=== Data provided ===
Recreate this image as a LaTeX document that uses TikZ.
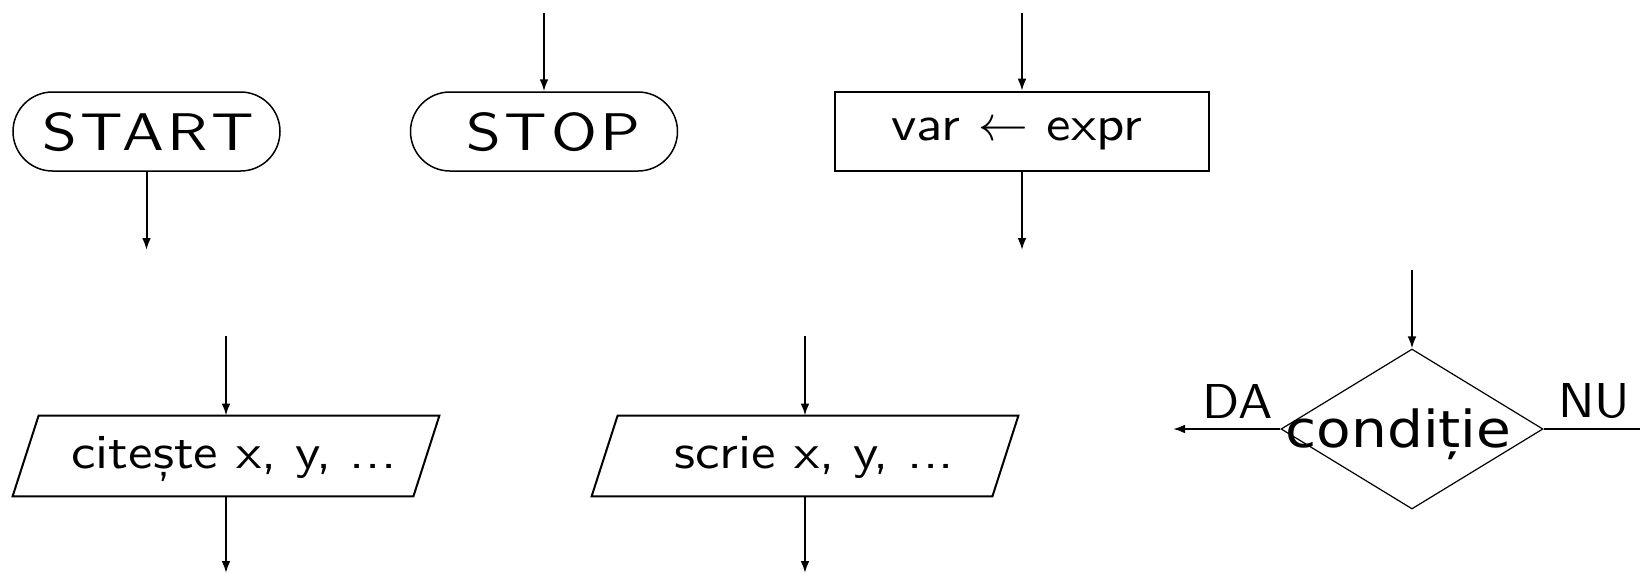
\documentclass[tikz,border=0pt]{standalone}
\usepackage{fontspec}
\setsansfont{lmsans10-regular.otf}
\newfontfamily\djv{DejaVu Sans}
\usetikzlibrary{arrows.meta,shapes.geometric}
\begin{document}
\begin{tikzpicture}[x=0.5pt,y=-0.5pt,
  termbox/.style={draw, rectangle, rounded corners=19.75pt, minimum width=133.5pt, minimum height=39.5pt, inner sep=0pt, line width=0.75pt},
  procbox/.style={draw, rectangle, minimum width=187pt, minimum height=39.5pt, inner sep=0pt, line width=1pt},
  iobox/.style={rectangle, minimum width=213pt, minimum height=40pt, inner sep=0pt},
  iodraw/.style={line width=1pt},
  decbox/.style={draw, diamond, minimum width=131pt, minimum height=80pt, inner sep=0pt, line width=0.6pt},
  flow/.style={-{Latex[length=6pt,width=4.4pt]}, line width=1pt},
  plain/.style={line width=1pt},
  lbl/.style={inner sep=0pt, anchor=base west},
  bigtxt/.style={font=\sffamily\fontsize{26.5}{30}\selectfont\addfontfeature{FakeStretch=1.18,LetterSpace=7}},
  midtxt/.style={font=\sffamily\fontsize{24.5}{28}\selectfont\addfontfeature{FakeStretch=1.12}},
  smalltxt/.style={font=\sffamily\fontsize{24.5}{28}\selectfont\addfontfeature{FakeStretch=1.05}},
  condtxt/.style={font=\djv\fontsize{25.5}{30}\selectfont\addfontfeature{FakeStretch=1.11}}
]
\useasboundingbox (0,0) rectangle (1640,574);
\newcommand{\mydots}{.\kern0.01em.\kern0.01em.}

% START
\node[termbox] (start) at (146.5,131.5) {};
\node[lbl, bigtxt] (starttxt) at (42,150) {START};
\coordinate (startout) at (146.5,250);
\draw[flow] (start.south) -- (startout);

% STOP
\node[termbox] (stop) at (544,131.5) {};
\node[lbl, bigtxt] (stoptxt) at (466,150) {STOP};
\coordinate (stopin) at (544,13);
\draw[flow] (stopin) -- (stop.north);

% assignment
\node[procbox] (asg) at (1022,131.2) {};
\node[lbl, midtxt] (asgtxt) at (891,140) {var $\leftarrow$ expr};
\coordinate (asgin) at (1022,13);
\coordinate (asgout) at (1022,250);
\draw[flow] (asgin) -- (asg.north);
\draw[flow] (asg.south) -- (asgout);

% read
\node[iobox] (cit) at (226,456) {};
\draw[iodraw] ([xshift=13pt]cit.north west) -- (cit.north east) -- ([xshift=-13pt]cit.south east) -- (cit.south west) -- cycle;
\node[lbl, midtxt] (cittxt) at (71,468) {citește x, y, \mydots};
\coordinate (citin) at (226,336);
\coordinate (citout) at (226,573);
\draw[flow] (citin) -- (cit.north);
\draw[flow] (cit.south) -- (citout);

% write
\node[iobox] (scr) at (805,456) {};
\draw[iodraw] ([xshift=13pt]scr.north west) -- (scr.north east) -- ([xshift=-13pt]scr.south east) -- (scr.south west) -- cycle;
\node[lbl, midtxt] (scrtxt) at (674,468) {scrie x, y, \mydots};
\coordinate (scrin) at (805,336);
\coordinate (scrout) at (805,573);
\draw[flow] (scrin) -- (scr.north);
\draw[flow] (scr.south) -- (scrout);

% decision
\node[decbox] (cond) at (1412,429) {};
\node[lbl, condtxt] (condt) at (1285,447) {condiție};
\node[lbl, smalltxt] (da) at (1202,418) {DA};
\node[lbl, smalltxt] (nu) at (1558,417) {NU};
\coordinate (condin) at (1412,270);
\coordinate (condyes) at (1173,429);
\coordinate (condno) at (1640,429);
\draw[flow] (condin) -- (cond.north);
\draw[flow] (cond.west) -- (condyes);
\draw[plain] (cond.east) -- (condno);
\end{tikzpicture}
\end{document}
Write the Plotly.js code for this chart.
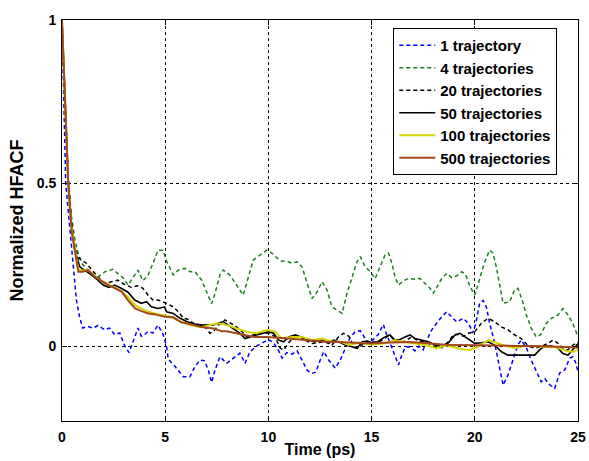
<!DOCTYPE html>
<html>
<head>
<meta charset="utf-8">
<script src="https://cdn.plot.ly/plotly-3.0.1.min.js"></script>
<style>html,body{margin:0;padding:0;background:#fff;}#chart{width:589px;height:461px;}</style>
</head>
<body>
<div id="chart"></div>
<script>
// ---- data ----
const seriesNames = ["1 trajectory", "4 trajectories", "20 trajectories", "50 trajectories", "100 trajectories", "500 trajectories"];
const xTickVals = [0, 5, 10, 15, 20, 25];
const yTickVals = [0, 0.5, 1];
const yTickText = ["0", "0.5", "1"];

const t1 = [0, 0.08, 0.18, 0.25, 0.4, 0.55, 0.7, 0.85, 1.0, 1.26,
 1.5, 1.74, 2.07, 2.3, 2.55, 2.8, 3.04, 3.25, 3.43, 3.68,
 3.84, 4.0, 4.17, 4.4, 4.65, 4.9, 5.06, 5.15, 5.48, 5.88,
 6.2, 6.44, 6.69, 6.9, 7.09, 7.25, 7.41, 7.65, 7.98, 8.2,
 8.4, 8.62, 8.87, 9.1, 9.43, 9.75, 10.0, 10.25, 10.5, 10.66,
 10.9, 11.15, 11.39, 11.63, 11.87, 12.11, 12.3, 12.51, 12.68, 12.92,
 13.24, 13.48, 13.73, 13.97, 14.21, 14.45, 14.6, 14.78, 15.0, 15.32,
 15.57, 15.7, 15.89, 16.13, 16.3, 16.45, 16.62, 16.85, 17.1, 17.3,
 17.5, 17.67, 17.91, 18.15, 18.4, 18.64, 18.88, 19.12, 19.3, 19.44,
 19.6, 19.77, 19.9, 20.05, 20.23, 20.4, 20.56, 20.72, 20.96, 21.2,
 21.37, 21.6, 21.85, 22.1, 22.25, 22.5, 22.73, 22.98, 23.22, 23.4,
 23.55, 23.87, 24.11, 24.35, 24.6, 24.75, 24.9, 25.0];
const y1 = [1, 0.75, 0.5, 0.45, 0.35, 0.24, 0.14, 0.09, 0.055, 0.06,
 0.055, 0.063, 0.05, 0.055, 0.035, 0.04, 0.0, -0.02, 0.01, 0.055,
 0.03, 0.035, 0.045, 0.04, 0.064, 0.035, 0.0, -0.04, -0.063, -0.094,
 -0.094, -0.063, -0.043, -0.045, -0.074, -0.112, -0.074, -0.033, -0.053, -0.043,
 -0.033, -0.022, -0.053, -0.018, 0.0, 0.01, 0.02, 0.01, -0.015, -0.037,
 -0.02, -0.025, -0.015, -0.043, -0.074, -0.084, -0.08, -0.043, -0.017, -0.043,
 -0.068, -0.043, -0.005, 0.028, 0.044, 0.047, 0.033, 0.01, 0.015, 0.035,
 0.066, 0.04, 0.01, -0.033, -0.058, -0.03, -0.005, -0.002, -0.015, 0.0,
 -0.012, 0.018, 0.049, 0.07, 0.09, 0.105, 0.09, 0.074, 0.08, 0.085,
 0.075, 0.06, 0.04, 0.07, 0.13, 0.14, 0.12, 0.07, 0.01, -0.063,
 -0.12, -0.09, -0.043, 0.005, 0.018, -0.005, -0.043, -0.079, -0.11, -0.1,
 -0.115, -0.13, -0.083, -0.074, -0.037, -0.033, -0.053, -0.079];

const t4 = [0, 0.1, 0.2, 0.3, 0.45, 0.63, 0.8, 1.0, 1.42, 1.76,
 2.08, 2.46, 2.95, 3.2, 3.45, 3.68, 3.92, 4.15, 4.41, 4.65,
 4.89, 5.07, 5.39, 5.64, 5.96, 6.2, 6.44, 6.77, 7.0, 7.25,
 7.41, 7.65, 7.81, 8.1, 8.46, 8.78, 9.03, 9.27, 9.59, 9.93,
 10.17, 10.42, 10.66, 10.9, 11.14, 11.39, 11.63, 11.87, 12.11, 12.35,
 12.6, 12.84, 13.08, 13.32, 13.57, 13.81, 14.05, 14.29, 14.45, 14.69,
 14.94, 15.17, 15.41, 15.65, 15.82, 16.0, 16.13, 16.3, 16.55, 16.78,
 17.1, 17.35, 17.59, 17.83, 17.99, 18.2, 18.4, 18.64, 18.88, 19.12,
 19.37, 19.55, 19.77, 20.0, 20.23, 20.48, 20.72, 20.88, 21.04, 21.2,
 21.37, 21.69, 21.93, 22.09, 22.3, 22.5, 22.74, 22.98, 23.2, 23.47,
 23.71, 24.03, 24.27, 24.52, 24.75, 25.0];
const y4 = [1, 0.86, 0.67, 0.52, 0.4, 0.325, 0.28, 0.25, 0.22, 0.212,
 0.228, 0.235, 0.21, 0.187, 0.21, 0.233, 0.2, 0.215, 0.254, 0.294,
 0.294, 0.26, 0.218, 0.233, 0.238, 0.228, 0.228, 0.202, 0.167, 0.13,
 0.16, 0.218, 0.233, 0.22, 0.187, 0.156, 0.212, 0.264, 0.279, 0.294,
 0.285, 0.27, 0.26, 0.26, 0.254, 0.258, 0.243, 0.192, 0.146, 0.165,
 0.197, 0.172, 0.12, 0.11, 0.1, 0.162, 0.212, 0.258, 0.274, 0.243,
 0.228, 0.207, 0.243, 0.279, 0.285, 0.25, 0.212, 0.187, 0.2, 0.207,
 0.205, 0.207, 0.192, 0.177, 0.162, 0.185, 0.207, 0.223, 0.21, 0.215,
 0.228, 0.22, 0.182, 0.156, 0.202, 0.258, 0.294, 0.285, 0.243, 0.182,
 0.131, 0.136, 0.172, 0.177, 0.14, 0.095, 0.054, 0.028, 0.035, 0.07,
 0.085, 0.095, 0.115, 0.095, 0.07, 0.028];

const t20 = [0, 0.1, 0.2, 0.3, 0.45, 0.6, 0.8, 0.94, 1.18, 1.42,
 1.74, 2.07, 2.39, 2.71, 3.0, 3.36, 3.65, 3.92, 4.17, 4.41,
 4.65, 4.89, 5.07, 5.39, 5.64, 5.88, 6.1, 6.36, 6.7, 7.0,
 7.17, 7.35, 7.57, 7.9, 8.15, 8.46, 8.7, 8.95, 9.27, 9.59,
 10.0, 10.3, 10.58, 10.74, 10.98, 11.23, 11.5, 11.79, 12.11, 12.4,
 12.76, 13.08, 13.4, 13.65, 13.9, 14.14, 14.38, 14.68, 15.0, 15.3,
 15.65, 15.89, 16.13, 16.4, 16.7, 16.94, 17.2, 17.45, 17.75, 18.07,
 18.4, 18.72, 18.96, 19.2, 19.45, 19.69, 20.0, 20.32, 20.64, 20.95,
 21.28, 21.6, 21.93, 22.25, 22.6, 22.9, 23.2, 23.55, 23.79, 24.0,
 24.27, 24.5, 24.76, 25.0];
const y20 = [1, 0.85, 0.66, 0.51, 0.39, 0.31, 0.27, 0.264, 0.254, 0.235,
 0.212, 0.192, 0.197, 0.202, 0.19, 0.18, 0.185, 0.177, 0.156, 0.141,
 0.141, 0.136, 0.131, 0.12, 0.105, 0.085, 0.082, 0.07, 0.065, 0.054,
 0.039, 0.045, 0.064, 0.08, 0.07, 0.059, 0.045, 0.028, 0.034, 0.039,
 0.039, 0.03, -0.007, -0.012, 0.01, 0.028, 0.03, 0.018, 0.008, 0.01,
 0.013, 0.003, 0.028, 0.039, 0.03, -0.002, -0.007, 0.013, 0.013, 0.01,
 0.023, 0.034, 0.013, 0.01, 0.018, 0.028, 0.018, 0.013, 0.008, -0.002,
 -0.005, 0.013, 0.034, 0.036, 0.03, 0.039, 0.044, 0.07, 0.085, 0.075,
 0.059, 0.05, 0.034, 0.023, 0.0, -0.007, -0.002, 0.008, 0.018, 0.01,
 -0.007, -0.012, 0.003, 0.013];

const t50 = [0, 0.1, 0.2, 0.3, 0.45, 0.6, 0.86, 1.1, 1.42, 1.74,
 1.99, 2.27, 2.55, 2.87, 3.2, 3.52, 3.84, 4.1, 4.33, 4.65,
 4.97, 5.07, 5.39, 5.72, 6.04, 6.36, 6.69, 7.0, 7.3, 7.57,
 7.81, 8.05, 8.3, 8.6, 8.87, 9.1, 9.43, 9.75, 10.0, 10.25,
 10.5, 10.74, 10.98, 11.31, 11.63, 11.95, 12.27, 12.6, 12.92, 13.15,
 13.4, 13.73, 14.05, 14.29, 14.55, 14.8, 15.0, 15.3, 15.65, 15.89,
 16.13, 16.38, 16.62, 16.86, 17.1, 17.43, 17.75, 18.07, 18.4, 18.72,
 19.04, 19.28, 19.52, 19.77, 20.0, 20.32, 20.64, 20.96, 21.28, 21.6,
 21.93, 22.25, 22.58, 22.9, 23.14, 23.4, 23.7, 24.0, 24.27, 24.52,
 24.76, 25.0];
const y50 = [1, 0.85, 0.66, 0.51, 0.38, 0.3, 0.243, 0.233, 0.218, 0.202,
 0.187, 0.18, 0.187, 0.177, 0.165, 0.141, 0.131, 0.136, 0.12, 0.115,
 0.12, 0.105, 0.1, 0.085, 0.075, 0.068, 0.064, 0.065, 0.064, 0.07,
 0.075, 0.064, 0.054, 0.04, 0.023, 0.028, 0.034, 0.039, 0.044, 0.039,
 0.018, 0.013, 0.028, 0.034, 0.025, 0.018, 0.013, 0.018, 0.008, 0.018,
 0.013, 0.003, -0.002, -0.007, 0.013, 0.015, 0.01, 0.013, 0.028, 0.034,
 0.018, 0.02, 0.028, 0.034, 0.023, 0.018, 0.013, 0.003, -0.002, 0.01,
 0.034, 0.039, 0.028, 0.018, 0.008, 0.01, 0.013, 0.003, -0.017, -0.028,
 -0.028, -0.028, -0.03, -0.028, -0.012, 0.0, 0.0, -0.005, -0.023, -0.028,
 -0.01, 0.008];

const t100 = [0, 0.1, 0.2, 0.3, 0.45, 0.63, 0.79, 1.0, 1.27, 1.6,
 1.9, 2.24, 2.55, 2.89, 3.2, 3.54, 3.85, 4.18, 4.5, 4.75,
 5.23, 5.72, 6.2, 6.69, 7.17, 7.57, 7.98, 8.46, 8.95, 9.43,
 9.91, 10.3, 10.66, 11.14, 11.63, 12.11, 12.6, 13.08, 13.5, 13.89,
 14.4, 15.0, 15.6, 16.13, 16.6, 17.1, 17.6, 18.15, 18.6, 19.0,
 19.4, 19.77, 20.2, 20.65, 21.1, 21.5, 21.95, 22.4, 22.9, 23.4,
 23.9, 24.2, 24.52, 24.8, 25.0];
const y100 = [1, 0.85, 0.66, 0.5, 0.37, 0.3, 0.235, 0.232, 0.233, 0.215,
 0.2, 0.19, 0.18, 0.168, 0.15, 0.125, 0.115, 0.105, 0.1, 0.097,
 0.09, 0.075, 0.064, 0.058, 0.064, 0.07, 0.064, 0.054, 0.044, 0.039,
 0.049, 0.045, 0.023, 0.028, 0.028, 0.018, 0.023, 0.013, 0.013, 0.003,
 0.01, 0.005, 0.008, 0.018, 0.012, 0.008, 0.003, -0.007, 0.002, -0.005,
 -0.01, -0.012, 0.0, 0.018, 0.008, 0.0, -0.007, 0.0, 0.0, -0.003,
 -0.003, -0.01, -0.017, -0.017, -0.012];

const t500 = [0, 0.1, 0.2, 0.3, 0.47, 0.63, 0.79, 1.0, 1.27, 1.6,
 1.9, 2.24, 2.55, 2.89, 3.2, 3.54, 3.85, 4.18, 4.5, 4.99,
 5.39, 5.8, 6.04, 6.4, 6.77, 7.33, 7.74, 7.98, 8.54, 8.9,
 9.35, 9.91, 10.5, 11.0, 11.6, 12.2, 12.8, 13.4, 14.0, 14.4,
 15.0, 15.6, 16.2, 16.8, 17.4, 18.0, 18.6, 19.2, 19.8, 20.4,
 21.0, 21.6, 22.2, 22.8, 23.4, 24.0, 24.5, 25.0];
const y500 = [1, 0.85, 0.66, 0.5, 0.35, 0.294, 0.228, 0.228, 0.233, 0.212,
 0.2, 0.187, 0.178, 0.167, 0.14, 0.115, 0.107, 0.1, 0.097, 0.09,
 0.088, 0.072, 0.07, 0.063, 0.058, 0.054, 0.045, 0.045, 0.037, 0.033,
 0.028, 0.028, 0.025, 0.022, 0.02, 0.015, 0.013, 0.012, 0.01, 0.008,
 0.008, 0.01, 0.012, 0.012, 0.01, 0.006, 0.004, 0.003, 0.002, 0.002,
 0.001, 0.0, 0.0, 0.0, 0.0, -0.002, -0.003, -0.005];

// ---- styles ----
const xs = [t1, t4, t20, t50, t100, t500];
const ys = [y1, y4, y20, y50, y100, y500];
const colors = ["#0000ff", "#1e7d1e", "#000000", "#000000", "#d4d400", "#a2481c"];
const dashes = ["4px,3px", "4px,3px", "4px,3px", "solid", "solid", "solid"];
const widths = [1.5, 1.5, 1.5, 1.6, 2, 2];

const traces = xs.map((x, i) => ({
  x: x, y: ys[i], type: "scatter", mode: "lines", name: seriesNames[i],
  legendgroup: "g" + i,
  line: {color: colors[i], width: widths[i], dash: dashes[i]}
}));

const fam = "Liberation Sans, Arial, sans-serif";
const tickFont = {family: fam, size: 14, color: "#000", weight: "bold"};
const legendFont = {family: fam, size: 15, color: "#000", weight: "bold"};
const xTitleFont = {family: fam, size: 16, color: "#000", weight: "bold"};
const yTitleFont = {family: fam, size: 18, color: "#000", weight: "bold"};

const axisCommon = {
  showline: true, linecolor: "#000", linewidth: 1, mirror: "ticks",
  ticks: "inside", ticklen: 5, tickcolor: "#000",
  showgrid: true, gridcolor: "#000", gridwidth: 1, griddash: "dot",
  zeroline: false, tickfont: tickFont
};

const layout = {
  width: 589, height: 461,
  margin: {l: 62, r: 11, t: 20, b: 40},
  paper_bgcolor: "#fff", plot_bgcolor: "#fff",
  showlegend: true,
  legend: {
    x: 0.642, y: 0.98, xanchor: "left", yanchor: "top",
    bgcolor: "#fff", bordercolor: "#000", borderwidth: 1,
    font: legendFont, tracegroupgap: 0, itemwidth: 36
  },
  xaxis: Object.assign({}, axisCommon, {
    range: [0, 25], tickvals: xTickVals, ticktext: xTickVals.map(String),
    ticklabelstandoff: 3,
    title: {text: "Time (ps)", font: xTitleFont, standoff: 0}
  }),
  yaxis: Object.assign({}, axisCommon, {
    range: [-0.23, 1], tickvals: yTickVals, ticktext: yTickText,
    ticklabelstandoff: 2,
    title: {text: "Normalized HFACF", font: yTitleFont, standoff: 8}
  })
};

Plotly.newPlot("chart", traces, layout, {displayModeBar: false, staticPlot: true});
</script>
</body>
</html>
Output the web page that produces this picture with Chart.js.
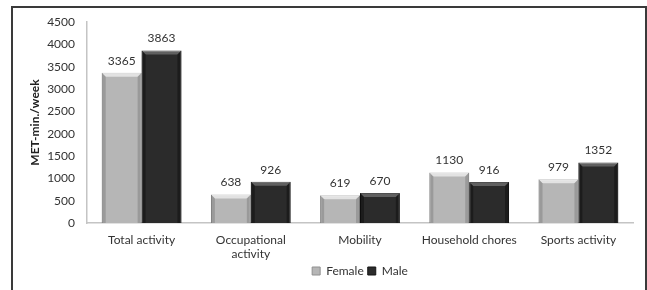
===
## Aim
Only the lines from the top of the records through the line with "(stopin) -- (stop.north);" belong in the copy; write them out exactly, leaving out pictures.

## Result for this exercise
Recreate this image as a LaTeX document that uses TikZ.
\documentclass[tikz,border=0pt]{standalone}
\usepackage{fontspec}
\setsansfont{lmsans10-regular.otf}
\newfontfamily\djv{DejaVu Sans}
\usetikzlibrary{arrows.meta,shapes.geometric}
\begin{document}
\begin{tikzpicture}[x=0.5pt,y=-0.5pt,
  termbox/.style={draw, rectangle, rounded corners=19.75pt, minimum width=133.5pt, minimum height=39.5pt, inner sep=0pt, line width=0.75pt},
  procbox/.style={draw, rectangle, minimum width=187pt, minimum height=39.5pt, inner sep=0pt, line width=1pt},
  iobox/.style={rectangle, minimum width=213pt, minimum height=40pt, inner sep=0pt},
  iodraw/.style={line width=1pt},
  decbox/.style={draw, diamond, minimum width=131pt, minimum height=80pt, inner sep=0pt, line width=0.6pt},
  flow/.style={-{Latex[length=6pt,width=4.4pt]}, line width=1pt},
  plain/.style={line width=1pt},
  lbl/.style={inner sep=0pt, anchor=base west},
  bigtxt/.style={font=\sffamily\fontsize{26.5}{30}\selectfont\addfontfeature{FakeStretch=1.18,LetterSpace=7}},
  midtxt/.style={font=\sffamily\fontsize{24.5}{28}\selectfont\addfontfeature{FakeStretch=1.12}},
  smalltxt/.style={font=\sffamily\fontsize{24.5}{28}\selectfont\addfontfeature{FakeStretch=1.05}},
  condtxt/.style={font=\djv\fontsize{25.5}{30}\selectfont\addfontfeature{FakeStretch=1.11}}
]
\useasboundingbox (0,0) rectangle (1640,574);
\newcommand{\mydots}{.\kern0.01em.\kern0.01em.}

% START
\node[termbox] (start) at (146.5,131.5) {};
\node[lbl, bigtxt] (starttxt) at (42,150) {START};
\coordinate (startout) at (146.5,250);
\draw[flow] (start.south) -- (startout);

% STOP
\node[termbox] (stop) at (544,131.5) {};
\node[lbl, bigtxt] (stoptxt) at (466,150) {STOP};
\coordinate (stopin) at (544,13);
\draw[flow] (stopin) -- (stop.north);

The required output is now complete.